Respondent does not attack, either by pleading or evidence, the fairness of the inspection made by the French inspectors. Apparently he has elected to stand or fall by his *309assertion that there was no intention that he should be bound by it. That the decision of the French .inspectors was not in fact arbitrary is strongly supported by the widely divergent views of the several experts who examined the horses as to whether or not they met the specifications. It is true that no one testified in specific terms that there was an express agreement that the French inspection should be final and conclusive. That, however, is a matter of intention to be gathered from all that was said and done and from the circumstances and purpose of the agreement. It would be an idle thing for the parties to have made an arrangement for the inspection, as is clearly borne out by this record, if the result could be set aside upon the mere assertion of one of the parties that he would not be bound by it. Chapman v. Kansas City C. & S. R. Co., and Savercool v. Farwell, supra.
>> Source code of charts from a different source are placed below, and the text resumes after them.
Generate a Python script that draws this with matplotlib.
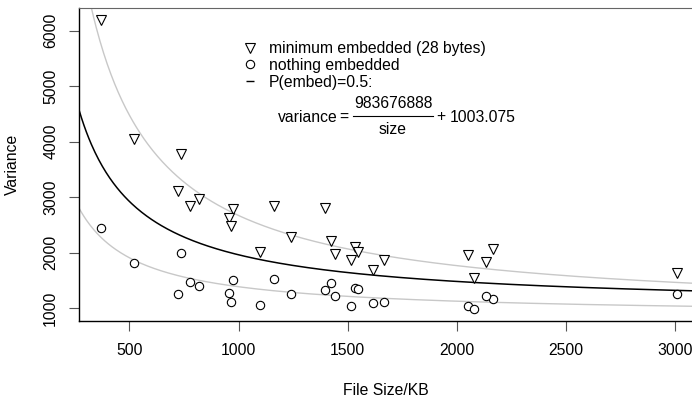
#import libraries
import numpy as np
import matplotlib
matplotlib.use("Agg")
import matplotlib.pyplot as plt
from matplotlib.lines import Line2D

plt.rcParams['font.family'] = ['Liberation Sans', 'DejaVu Sans']

#File sizes (KB) and the measured variances
size_kb = [371, 521, 736, 722, 818, 777, 974, 956, 965, 1098, 1162, 1396, 1240,
           1423, 1440, 1536, 1549, 1515, 1666, 1616, 2053, 2166, 2134, 2079, 3009]
var_min = [6193, 4049, 3779, 3113, 2969, 2843, 2789, 2626, 2482, 2014, 2843, 2807, 2284,
           2212, 1978, 2104, 2014, 1870, 1870, 1690, 1960, 2068, 1834, 1546, 1636]
var_none = [2446, 1816, 1996, 1258, 1402, 1474, 1510, 1276, 1113, 1059, 1528, 1330, 1258,
            1456, 1222, 1366, 1348, 1041, 1113, 1095, 1041, 1168, 1222, 987, 1258]

#Fitted curves: variance = a / size + b  (size in bytes)
fit_half = (983676888, 1003.075)
fit_min = (1.85e9, 865)
fit_none = (5.34e8, 867)

x_lim = (269, 3078)
y_lim = (771, 6409)
W, H = 692, 397
FS = 11.3

fig = plt.figure(figsize=(W/100, H/100), dpi=100)
ax = fig.add_axes([79/W, 1 - 321/H, 1 - 79/W, (321 - 8)/H])

xs = np.linspace(x_lim[0], x_lim[1], 500)
for (a, b), col, lw in [(fit_min, '#c8c8c8', 1.0), (fit_none, '#c8c8c8', 1.0), (fit_half, 'black', 1.1)]:
    ax.plot(xs, a/(xs*1024) + b, color=col, lw=lw, zorder=1)

ax.plot(size_kb, var_min, linestyle='none', marker='v', ms=7.5, mfc='white', mec='black', mew=0.8, zorder=3)
ax.plot(size_kb, var_none, linestyle='none', marker='o', ms=6, mfc='white', mec='black', mew=0.8, zorder=3)

ax.set_xlim(*x_lim)
ax.set_ylim(*y_lim)
ax.set_xticks([500, 1000, 1500, 2000, 2500, 3000])
ax.set_yticks([1000, 2000, 3000, 4000, 5000, 6000])
ax.tick_params(axis='both', direction='out', length=7, width=0.8, color='#555555', labelsize=FS)
ax.tick_params(axis='x', pad=9)
ax.tick_params(axis='y', pad=8, labelrotation=90)
for lbl in ax.get_yticklabels():
    lbl.set_va('center')

ax.spines['right'].set_visible(False)
ax.spines['top'].set_color('#666666')
ax.spines['left'].set_linewidth(1.0)
ax.spines['bottom'].set_linewidth(1.0)

ax.set_xlabel("File Size/KB", fontsize=FS, labelpad=18)
ax.set_ylabel("Variance", fontsize=FS, labelpad=17)

#Legend
handles = [Line2D([], [], linestyle='none', marker='v', ms=7.5, mfc='white', mec='black', mew=0.8),
           Line2D([], [], linestyle='none', marker='o', ms=6, mfc='white', mec='black', mew=0.8),
           Line2D([], [], linestyle='none', marker='_', ms=6, mec='black', mew=1.0)]
labels = ["minimum embedded (28 bytes)", "nothing embedded", "P(embed)=0.5:"]
fig.legend(handles, labels, loc='upper left', bbox_to_anchor=(242/W, 1 - 41/H),
           frameon=False, fontsize=FS, handlelength=1.0, handletextpad=0.72,
           labelspacing=0.12, borderpad=0, borderaxespad=0)

#Formula of the P(embed)=0.5 curve, written as a stacked fraction
def put(x, y, s, ha='left'):
    fig.text(x/W, 1 - y/H, s, fontsize=FS, ha=ha, va='center')

put(278, 117, "variance")
put(339, 117, "=")
put(393, 103, "983676888", ha='center')
put(393, 129, "size", ha='center')
fig.add_artist(Line2D([353/W, 433/W], [1 - 116/H, 1 - 116/H], color='black', lw=0.8))
put(436, 117, "+")
put(450, 117, "1003.075")

fig.savefig("out.png", dpi=100)
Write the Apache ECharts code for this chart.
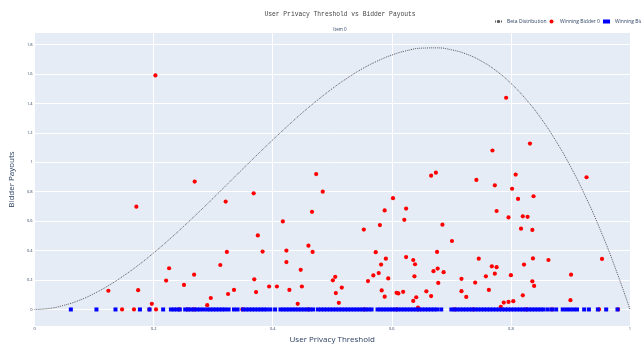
<!DOCTYPE html>
<html>
<head>
<meta charset="utf-8">
<script src="https://cdn.jsdelivr.net/npm/echarts@6/dist/echarts.min.js"></script>
<style>
  html, body { margin: 0; padding: 0; background: #ffffff; }
  #chart { width: 641px; height: 349px; }
</style>
</head>
<body>
<div id="chart"></div>
<script>
// Beta distribution density sampled along the threshold axis
const betaX = [
  0, 0.025, 0.05, 0.075, 0.1, 0.125, 0.15, 0.175, 0.2, 0.225, 0.25, 0.275,
  0.3, 0.325, 0.35, 0.375, 0.4, 0.425, 0.45, 0.475, 0.5, 0.525, 0.55, 0.575,
  0.6, 0.625, 0.65, 0.675, 0.7, 0.725, 0.75, 0.775, 0.8, 0.825, 0.85, 0.875,
  0.9, 0.925, 0.95, 0.975, 1
];
const betaY = [
  0, 0.007, 0.029, 0.062, 0.108, 0.164, 0.23, 0.303, 0.384, 0.471, 0.563, 0.658,
  0.756, 0.856, 0.956, 1.055, 1.152, 1.246, 1.337, 1.421, 1.5, 1.571, 1.634, 1.686,
  1.728, 1.758, 1.775, 1.777, 1.764, 1.735, 1.688, 1.622, 1.536, 1.429, 1.301, 1.148,
  0.972, 0.77, 0.542, 0.285, 0
];

// Winning bidder 0: privacy threshold and payout
const bidder0X = [
  0.203, 0.269, 0.171, 0.368, 0.321, 0.417, 0.375, 0.383, 0.423, 0.423,
  0.323, 0.226, 0.312, 0.268, 0.221, 0.251, 0.369, 0.394, 0.407, 0.372,
  0.428, 0.335, 0.325, 0.124, 0.174, 0.296, 0.290, 0.197,
  0.473, 0.484, 0.466, 0.460, 0.467, 0.447, 0.449, 0.442,
  0.505, 0.501, 0.516, 0.506, 0.511, 0.553, 0.602, 0.588, 0.580, 0.573,
  0.590, 0.582, 0.569, 0.578, 0.560, 0.594, 0.583, 0.588, 0.608, 0.611,
  0.619, 0.624, 0.621, 0.624, 0.636, 0.639, 0.638, 0.636, 0.641, 0.658,
  0.666, 0.666, 0.674, 0.685, 0.676, 0.677, 0.670, 0.687, 0.678, 0.701,
  0.717, 0.717, 0.644,
  0.792, 0.832, 0.769, 0.927, 0.808, 0.742, 0.773, 0.802, 0.838, 0.812,
  0.776, 0.796, 0.820, 0.828, 0.817, 0.836, 0.746, 0.837, 0.863, 0.953,
  0.768, 0.776, 0.822, 0.773, 0.758, 0.800, 0.740, 0.836, 0.839, 0.901,
  0.725, 0.763, 0.820, 0.796, 0.804, 0.788, 0.783, 0.900,
  0.147, 0.167, 0.193, 0.204, 0.243, 0.257, 0.268, 0.349, 0.460, 0.554,
  0.608, 0.644, 0.706, 0.737, 0.826, 0.869, 0.948, 0.980
];
const bidder0Y = [
  1.59, 0.869, 0.698, 0.789, 0.733, 0.598, 0.503, 0.393, 0.40, 0.322,
  0.391, 0.28, 0.302, 0.236, 0.196, 0.167, 0.205, 0.156, 0.156, 0.118,
  0.133, 0.133, 0.105, 0.127, 0.131, 0.078, 0.029, 0.038,
  0.92, 0.80, 0.663, 0.433, 0.391, 0.269, 0.156, 0.038,
  0.222, 0.198, 0.149, 0.111, 0.045, 0.543, 0.756, 0.673, 0.573, 0.389,
  0.345, 0.305, 0.231, 0.247, 0.193, 0.211, 0.129, 0.087, 0.113, 0.109,
  0.12, 0.685, 0.609, 0.356, 0.336, 0.307, 0.225, 0.058, 0.083, 0.123,
  0.091, 0.909, 0.929, 0.576, 0.391, 0.278, 0.26, 0.253, 0.18, 0.465,
  0.208, 0.124, 0.013,
  1.438, 1.127, 1.08, 0.898, 0.916, 0.88, 0.843, 0.82, 0.769, 0.751,
  0.669, 0.625, 0.633, 0.629, 0.549, 0.54, 0.345, 0.347, 0.336, 0.343,
  0.293, 0.287, 0.305, 0.243, 0.225, 0.233, 0.183, 0.191, 0.16, 0.236,
  0.085, 0.133, 0.096, 0.051, 0.056, 0.047, 0.018, 0.063,
  0, 0, 0, 0, 0, 0, 0, 0, 0, 0,
  0, 0, 0, 0, 0, 0, 0, 0
];

// Winning bidder 1: privacy thresholds (every payout is zero)
const bidder1X = [
  0.061, 0.104, 0.136, 0.177, 0.193, 0.216,
  0.229, 0.234, 0.239, 0.244,
  0.253, 0.258, 0.263, 0.268, 0.273, 0.278, 0.284,
  0.290, 0.295, 0.300, 0.305, 0.310, 0.315, 0.320, 0.326,
  0.335, 0.341,
  0.350, 0.355, 0.360, 0.365, 0.370, 0.375, 0.380, 0.385, 0.390, 0.396, 0.404,
  0.413, 0.418, 0.423, 0.428, 0.433, 0.438, 0.443, 0.448, 0.453, 0.458, 0.463, 0.468,
  0.476, 0.481, 0.486, 0.491, 0.496, 0.501, 0.506, 0.511, 0.516, 0.521, 0.526,
  0.531, 0.536, 0.541, 0.546, 0.551, 0.556, 0.561, 0.566,
  0.576, 0.581, 0.586, 0.591, 0.596, 0.601, 0.606, 0.611, 0.616, 0.621, 0.626,
  0.631, 0.636, 0.641, 0.646, 0.651, 0.656, 0.661, 0.666, 0.671, 0.676, 0.683,
  0.700, 0.705, 0.710, 0.715, 0.720, 0.725, 0.730, 0.735, 0.740, 0.745, 0.750,
  0.755, 0.760, 0.765, 0.770, 0.775, 0.780, 0.785, 0.790, 0.795, 0.800, 0.805,
  0.810, 0.815, 0.820, 0.825, 0.830, 0.835, 0.840, 0.845, 0.850, 0.855,
  0.862, 0.869, 0.876, 0.887, 0.893, 0.899, 0.905, 0.911, 0.923, 0.931,
  0.946, 0.960, 0.979
];
const bidder1Payout = 0;

// Axis tick labels
const xTicks = [0, 0.2, 0.4, 0.6, 0.8, 1];
const yTicks = [0, 0.2, 0.4, 0.6, 0.8, 1, 1.2, 1.4, 1.6, 1.8];

const axisInk = '#2a3f5f';
const fmt = v => String(+(+v).toFixed(1));

const chart = echarts.init(document.getElementById('chart'), null, { renderer: 'canvas' });
chart.setOption({
  animation: false,
  backgroundColor: '#ffffff',
  textStyle: { fontFamily: 'Open Sans' },
  title: [
    {
      text: 'User Privacy Threshold vs Bidder Payouts',
      left: 340, top: 11, padding: 0, textAlign: 'center',
      textStyle: { fontFamily: '"Courier New", "Liberation Mono", monospace', fontSize: 6.3, fontWeight: 'normal', color: '#444444' }
    },
    {
      text: 'Item 0',
      left: 340, top: 27, padding: 0, textAlign: 'center',
      textStyle: { fontFamily: 'Open Sans', fontSize: 4.5, fontWeight: 'normal', color: axisInk }
    }
  ],
  legend: {
    left: 494, top: 19, width: 400, padding: 0,
    itemWidth: 7, itemHeight: 4, itemGap: 3,
    textStyle: { fontSize: 5, color: axisInk, fontFamily: 'Open Sans' },
    data: [
      { name: 'Beta Distribution' },
      { name: 'Winning Bidder 0', icon: 'circle' },
      { name: 'Winning Bidder 1', icon: 'rect' }
    ]
  },
  grid: { left: 30, right: 11, top: 33, bottom: 17, backgroundColor: '#E5ECF6', show: true, borderWidth: 0 },
  xAxis: {
    type: 'value', min: 0, max: 1, interval: 0.2,
    name: 'User Privacy Threshold', nameLocation: 'middle', nameGap: 9,
    nameTextStyle: { fontSize: 8, color: axisInk, fontFamily: 'Open Sans' },
    axisLine: { show: false }, axisTick: { show: false },
    axisLabel: { fontSize: 4, color: axisInk, margin: 1, formatter: fmt },
    splitLine: { show: true, lineStyle: { color: '#ffffff', width: 1 } }
  },
  yAxis: {
    type: 'value', min: -0.113, max: 1.878,
    name: 'Bidder Payouts', nameLocation: 'middle', nameGap: 14,
    nameTextStyle: { fontSize: 8, color: axisInk, fontFamily: 'Open Sans' },
    axisLine: { show: false },
    axisTick: { show: false, customValues: yTicks },
    axisLabel: { fontSize: 4, color: axisInk, margin: 2, formatter: fmt, customValues: yTicks },
    splitLine: { show: true, lineStyle: { color: '#ffffff', width: 1 } }
  },
  series: [
    {
      name: 'Beta Distribution', type: 'line', smooth: true, symbol: 'none',
      data: betaX.map((x, i) => [x, betaY[i]]),
      lineStyle: { color: '#5a5a5a', width: 1, type: [1, 1] },
      itemStyle: { color: '#5a5a5a' }
    },
    {
      name: 'Winning Bidder 0', type: 'scatter', symbol: 'circle', symbolSize: 4.2,
      data: bidder0X.map((x, i) => [x, bidder0Y[i]]),
      itemStyle: { color: '#ff0000', opacity: 1 }
    },
    {
      name: 'Winning Bidder 1', type: 'scatter', symbol: 'rect', symbolSize: 4,
      data: bidder1X.map(x => [x, bidder1Payout]),
      itemStyle: { color: '#0000ff', opacity: 1 }
    }
  ]
});
</script>
</body>
</html>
Appellants, in their answer, alleged that they have paid $770.15 for freight, feed and care of the horses. This allegation was clearly made with reference to both accepted and rejected horses. The only testimony as to such expense was that of respondent. He stated that he had drawn on appellants’ bank account in the sum of $618.05 to pay for the feeding and care of the horses after their arrival in Spokane. There was no evidence whatever as to what was expended for freight. There is no evidence or admission in the pleadings from which we can determine with absolute accuracy the cost of caring for the twenty rejected horses, which, in the absence of testimony as to freight, is the only expenditure chargeable to respondent. We shall assume, therefore, that of this $618.05 which respondent paid out of appellants’ money, one-half should be chargeable to the care of the twenty rejected horses. As before stated, respondent paid of appellants’ money for the purchase of the forty horses $4,133.50. Add to this one-half of the expense for care and feeding, $309, makes a total of $4,442.50. Twenty horses were accepted, at an aggregate valuation of $2,610, the remaining twenty were sold at public auction for $1,190, mak*310ing a total of $3,800 to be credited to respondent. Appellants are entitled, therefore, to recover on their counterclaim the difference between these amounts, or $642.50. Appellants are entitled to withdraw the deposit made under the stipulation.

The judgment is reversed, and cause is remanded with direction to enter judgment in accordance with this opinion.

' Main, Chadwick, and Webstee, JJ., concur.